03/15/2021 by californiacaregivers
Your Eyes May Signal Your Risk for Stroke, Dementia
THURSDAY, March 11, 2021 (HealthDay News) -- Your eyes may be a window into the health of your brain, a new study indicates.
Researchers found that older adults with the eye disease retinopathy were at increased risk of having a stroke, as well as possible symptoms of dementia. And on average, they died sooner than people their age without the eye condition.
Retinopathy refers to a disease the retina, the light-sensing tissue at the back of the eye. It's often caused by diabetes or high blood pressure, both of which can damage the small blood vessels supplying the retina.
Retinopathy can lead to vision changes, such as trouble reading or seeing faraway objects. In the later stages, the damaged blood vessels may leak and cause visual disturbances like dark spots or cobweb-like streaks, according to the U.S. National Eye Institute (NEI).

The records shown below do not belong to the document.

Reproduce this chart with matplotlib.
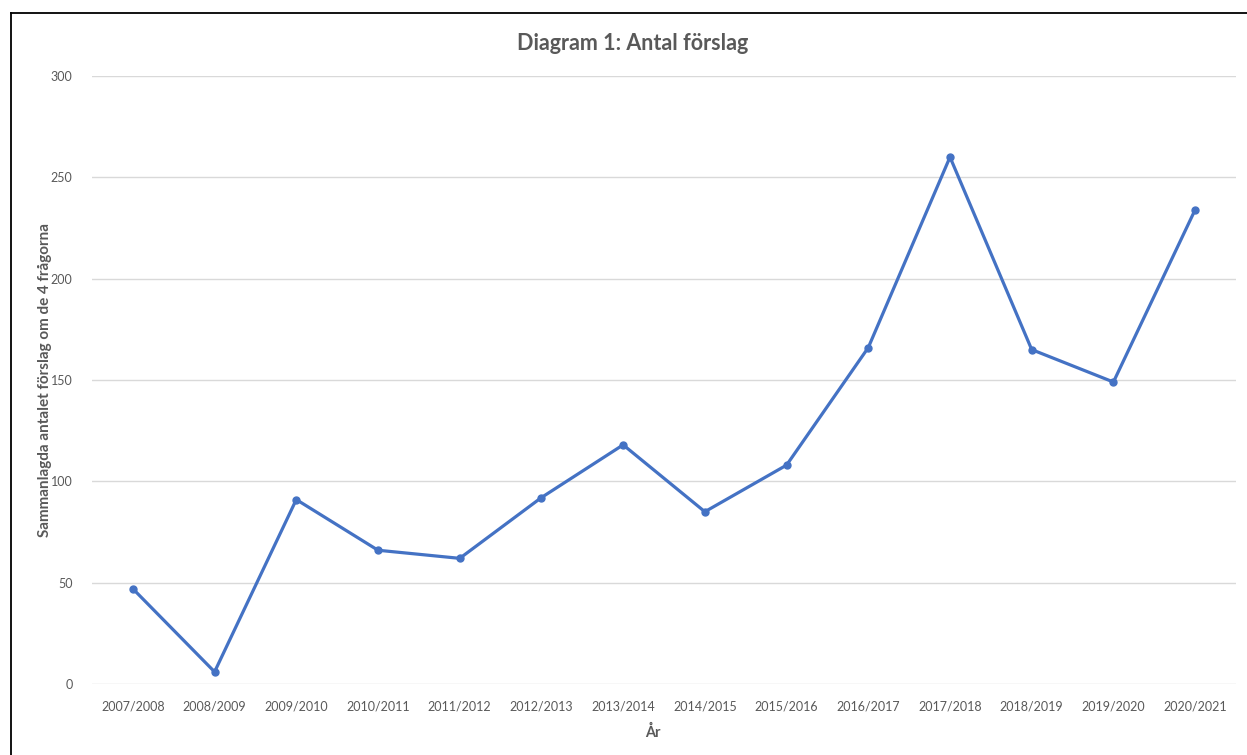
import matplotlib
matplotlib.use("Agg")
import matplotlib.pyplot as plt
from matplotlib.lines import Line2D

plt.rcParams['font.family'] = ['Lato', 'DejaVu Sans']

years = ["2007/2008", "2008/2009", "2009/2010", "2010/2011", "2011/2012",
         "2012/2013", "2013/2014", "2014/2015", "2015/2016", "2016/2017",
         "2017/2018", "2018/2019", "2019/2020", "2020/2021"]
values = [47, 6, 91, 66, 62, 92, 118, 85, 108, 166, 260, 165, 149, 234]
yticks = [0, 50, 100, 150, 200, 250, 300]

W, H = 1247, 755
fig = plt.figure(figsize=(W / 100, H / 100), dpi=100)
fig.patch.set_facecolor("white")

left, right, top, bottom = 92, 1236, 76, 684
ax = fig.add_axes([left / W, 1 - bottom / H, (right - left) / W, (bottom - top) / H])

x = list(range(len(years)))
ax.plot(x, values, color="#4472C4", linewidth=2.3, marker="o", markersize=5,
        markerfacecolor="#4472C4", markeredgecolor="#4472C4", solid_joinstyle="round", zorder=3)

ax.set_xlim(-0.5, len(years) - 0.5)
ax.set_ylim(0, 300)
ax.set_yticks(yticks)
ax.set_xticks(x)
ax.set_xticklabels(years)
ax.grid(axis="y", color="#d9d9d9", linewidth=1.0)
ax.set_axisbelow(True)
for s in ax.spines.values():
    s.set_visible(False)
ax.tick_params(axis="both", length=0, labelsize=9, colors="#595959")
ax.tick_params(axis="x", pad=12)
ax.tick_params(axis="y", pad=14)

ax.set_ylabel("Sammanlagda antalet förslag om de 4 frågorna", fontsize=11,
              fontweight="bold", color="#595959")
ax.yaxis.set_label_coords((45 - left) / (right - left), 0.5)
ax.set_xlabel("År", fontsize=10.5, fontweight="bold", color="#595959")
ax.xaxis.set_label_coords((653 - left) / (right - left), -(732 - bottom) / (bottom - top))
ax.xaxis.label.set_va("center")
ax.yaxis.label.set_va("center")

fig.text(633 / W, 1 - 43 / H, "Diagram 1: Antal förslag", ha="center", va="center",
         fontsize=15.5, fontweight="bold", color="#595959")

# frame lines (left and top border)
fig.add_artist(Line2D([10.5 / W, 10.5 / W], [0, 1 - 12.5 / H], color="black", linewidth=1.3,
                      transform=fig.transFigure))
fig.add_artist(Line2D([10.5 / W, 1], [1 - 12.5 / H, 1 - 12.5 / H], color="black", linewidth=1.3,
                      transform=fig.transFigure))

fig.savefig("out.png", dpi=100)
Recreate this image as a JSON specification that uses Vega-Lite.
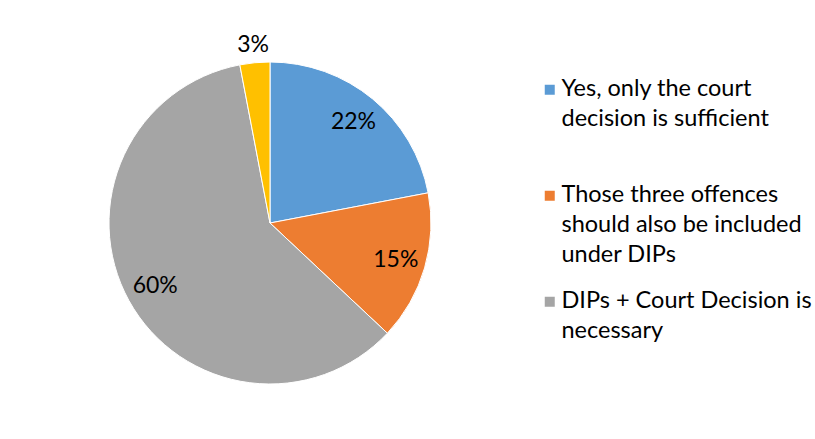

Studies have linked more severe retinopathy to a higher stroke risk -- possibly because both involve diseased blood vessels.
In the new study, researchers found that people with signs of retinopathy were twice as likely to report a history of stroke, versus those with no evidence of the eye disease. Similarly, they were 70% more likely to report memory problems -- a potential indicator of dementia.
Over the next decade, people with the most severe retinopathy faced a two to three times higher risk of dying.
It's not clear whether retinopathy actually foretells a future stroke or memory issues, said lead researcher Dr. Michelle Lin, an assistant professor of neurology at the Mayo Clinic in Jacksonville, Fla.
Study participants were asked about stroke history and memory problems at the same time they were evaluated for retinopathy. It's not clear which conditions came first, Lin said.
The next step, she added, is to follow patients with retinopathy over time, to see whether the condition predicts higher stroke risk -- and whether detecting retinopathy makes a difference in that risk.
Lin will present the findings at the American Stroke Association's annual meeting, being held virtually March 17-19. Studies reported at meetings are generally considered preliminary until they are published in a peer-reviewed journal.